The idea is that you can create the -rough- layout of your page using
grid layout to drop your components - a page fragment as a header,
a page fragment on the left as a navigation menu, and then a grid panel
or two or three in different areas, along with some text label components,
to finish your layout. You then drop your form components inside the





layout components (like grid panel) to finish your page. The reason this
is better, is that inside these layout components, the positioning
is using flow mode. In the screenshot on the right, the label, textfield and error
message in each row inside the grid panel will be laid out in flow
mode inside the grid panel, meaning that if the label takes up more room,
the adjoining textfield (and indeed the whole layout column) will move
to the right to make enough room to fully display it. Try it - in Mozilla/Firefox,
press Ctrl-shift-plus to zoom in on your page. Likewise, notice
how the Data Table below it has been put inside a Grid Panel, along with
the summary label below it. If we didn't do this, and simply placed the
label below the data table using absolute positioning, then when the
application is run, it's possible (and in fact, likely) that more rows will show in the data table,
and the table will run on top of the label. With the label inside
a grid panel, it will move down to always be right below the table.
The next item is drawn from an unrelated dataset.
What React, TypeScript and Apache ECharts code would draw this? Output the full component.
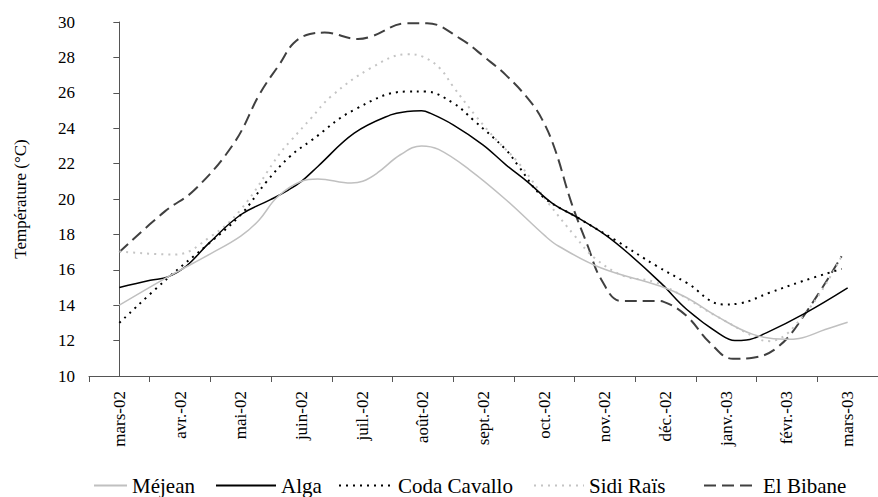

I mentioned earlier that it isn't possible to have your grid layout
components stretch when the browser is resized. That's not true; you
can use percentages on your width and height settings for the components.
This is tricky however and doesn't work very well. Let's say
you drop a component at (100,100), and set its width to "100%". Now
the width of the component will stretch to the full width of the browser.
The problem is that this does NOT consider the position of the component.
So if the browser window is 800 pixels wide, the component will be
800 pixels wide, but since it's positioned at (100,100), the right
hand side corner will be at (900,100) and you will have a horizontal
scrollbar - not what you intended I'm sure.
The easiest way to "fix" this is to simply make the percentage
less than 100%, say 80% (or gradually less the further your component
is positioned to the right) but it should be clear that this is a hack.
You can counteract some of these effects using negative margins and such
but I don't recommend it.



The main point I wanted to get across in this blog is that even though
the page layout property makes "Grid Layout" or "Flow Layout" an
either/or-decision, the reality is more complex; every component can
be positioned in flow mode or absolute positioning mode. What determines
this is the style property on the component.


Sunday, May 1, 2005

pe-start

WARNING: This blog entry was imported from my old blog on blogs.sun.com (which used different blogging software), so formatting and links may not be correct.


Creator ships with a script under startup/bin named pe-start.sh (there's a .bat file there for Windows too).
You can use this to start the Application Server from the command line.
One of the arguments to this script is -reset:


% ./startup/bin/pe-start.sh -reset
The domain (creator) isn't running.
CLI157 Could not stop the domain creator.
WARNING: The --adminpassword option is insecure and should not be used since it can compromise your password. Please use either the command prompt or the --passwordfile
option.
Using default port 8,686 for JMX_ADMIN.
Domain creator created.
Starting Domain creator, please wait.
Log redirected to /home/tor/SunAppServer8.1/domains/creator/logs/server.log.


One of the nice things about this script is that it not only starts the app server - it completely resets it, by throwing away the entire Creator domain. Every time you deploy a new application it's added into the domain and restarted the next time. This is a feature - you wouldn't want to have to redeploy all your web applications if you needed to restart your system for some reason. But of course these add overhead. If you know you're not using any of the previously deployed web apps, you can just remove them. There are ways to do that through the Admin Console (on port 14848), or even via the Server Navigator, but I like using the script to get a completely fresh start, especially if I'm going to give a demo :-) If only I had used this before....


NetBeans plugins I use, part 1

WARNING: This blog entry was imported from my old blog on blogs.sun.com (which used different blogging software), so formatting and links may not be correct.


One of the optional plugins for NetBeans I rely on the most heavily, is the Jalopy plugin.
It reformats source files (provided they are compilable). Unlike the built-in basic formatting,
it performs all kinds of nice cleanup, like moving fields to the top of the file, enforces
whitespace around if blocks, and so on. And it's extremely configurable - if you invoke the



Jalopy Settings dialog from the Tools menu, you get the dialog shown on the right - plus a source
file viewer on the right immediately showing the effects of your toggling of components on
the options panel on the left. (Click on the image to see it in full size - that's true in
general for all small pictures in my blog.)



I've gotten in the habit of hitting Ctrl-Shift-F10 after making edits to my files now, to immediately
have the source file reformatted.



Of course, the first time I did this, I generated a huge number of CVS diffs in my module.
People generally don't like that since it makes source code archaeology harder. But finding
the original checkin comment for a reformatted line is still possible, so because of that I find
that the benefits outweigh this disadvantage. In fact, I would be quite happy if the entire NetBeans
source tree was reformatted too, since a couple of people checking in code in that code base
(at least early on) like to put a space between function names and the parentheses -- foo ();
and that drives me nuts!!



By the way, Here's my Jalopy settings XML file
- you can import it directly from
the Jalopy Settings file. This is basically the default JDK style, but I've increased the line
length up to 100 instead of 80 columns, and I've tweaked the import organization. One thing I left
alone was its parenthesis preferences, even though I like to omit some parentheses where it goes
and puts them back in.



You can find the plugin NBM file for 4.0/4.1 here.
Note that there is also a commercial
plugin
version of Jalopy for NetBeans, and it supports JDK 1.5 - which the current free plugin does
not. I just started writing some JDK 1.5 code the other day - and loved every minute of it. The new language
constructs and APIs are extremely handy.



I use some other optional plugins quite a bit too - I'll blog about them another time.